If you want to mess with different parts of the lighting in your image, like enhancing only shadows, or highlights, tap the downward facing arrow next to “Light” when you first select the dial icon, or tap the bullet list icon when you’re in the general Light scale. You will be able to see the Light drop down menu, which contains the names of the factors you can control, and the number they’re currently on. Tap one of the names, and you’ll find a scale beneath your image, much like the general Light scale. Drag the scale back and forth to see what it adjusts in your image, and set it to a level you think looks nice with your picture. Play around with all of the different menu items to see what they do, and to get the best look possible for your picture.

Play with color

The color adjustments in the Photos app on your iPhone work very similarly to the ones for light. Tap the dial icon, and then “Color” to access the general color scale, which makes you image more or less vibrant depending on where you drag it. This vibrancy comes from increasing or decreasing saturation and contrast in tandem, but much like with light, you can access those factors individually by tapping the down arrow, or the bulleted list icon. In this drop-down menu, tap whichever of the two you want and adjust the scale to whatever makes your image look best.

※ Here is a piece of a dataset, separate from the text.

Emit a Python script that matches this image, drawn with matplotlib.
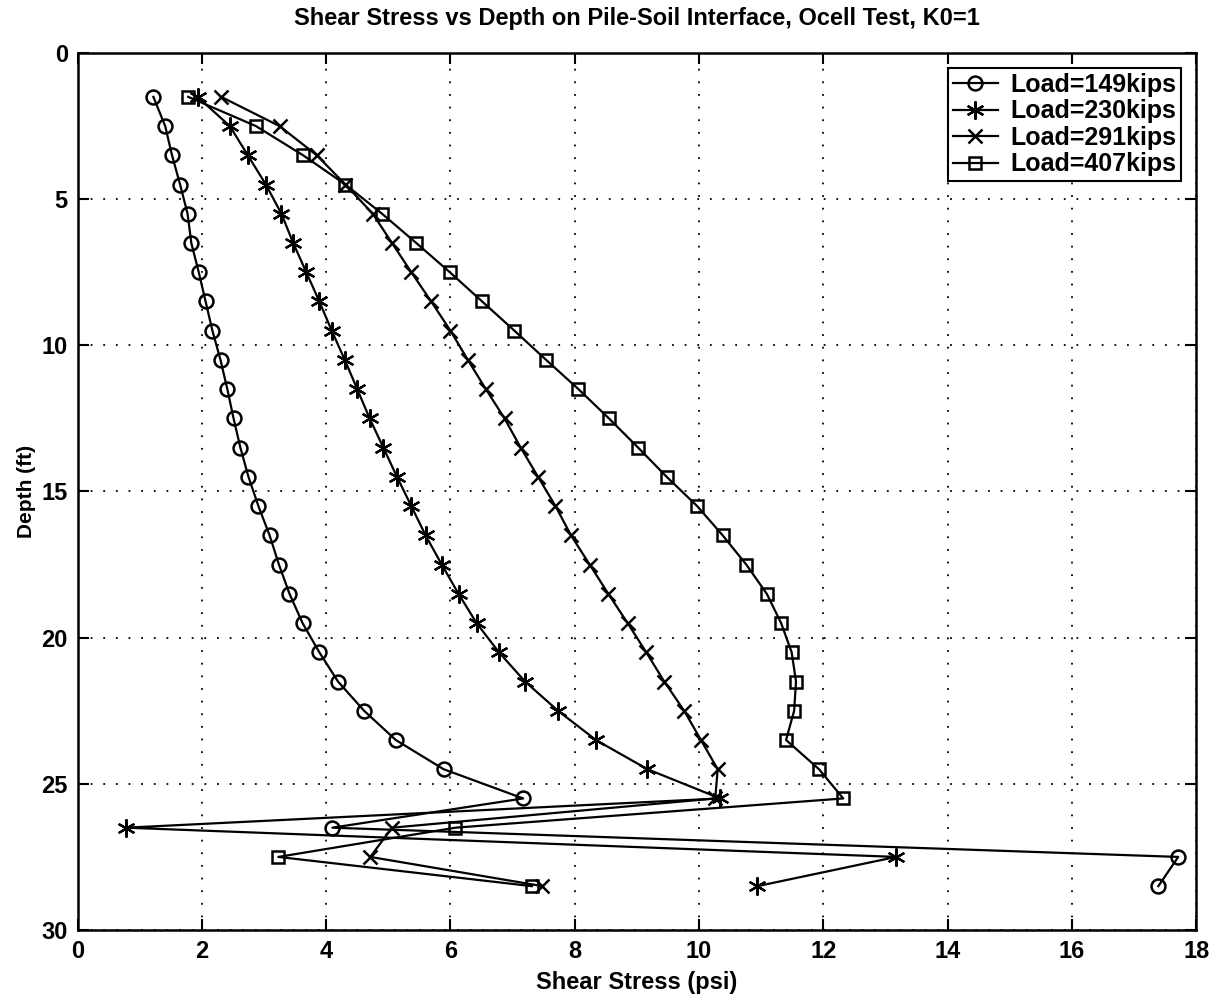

The third option in the Color drop-down menu is Cast, which puts an orange or blue hue over your image depending on what you choose in the scale. An orange hue warms an image and makes it brighter, while a blue hue makes it cooler and moodier. Play with this feature too to make your images look as cool as you can.

Make sure you save what you like, and discard what you don’t

Once you’ve made your picture perfect, tap “Done”, and your masterpiece will be saved in your camera roll. From there, you can share it online, with friends, or just send it to your computer to print or preserve for safekeeping.

If you don’t like changes you’ve made, or are making in your edits, tap “Cancel”, and then “Discard changes” to revert back to your original image. If you’ve already hit “Done,” you can also, as we’ve said before, go back to your picture and tap “Revert” to start again.

With these tips under your belt, go ahead and start making all of your iPhone pictures picture perfect! It’s a great way to be creative, and have a little phone with your photos—speaking of, try tapping the circle icon with three dots sometime, and then tap “Markup,” if it’s available. For sillier pictures, you might have some fun drawing all over them in this app, or just making an arrow to point to something important in your picture.

Otherwise, enjoy editing your pictures with all the tips above — we can’t wait to see all of your better iPhone photos!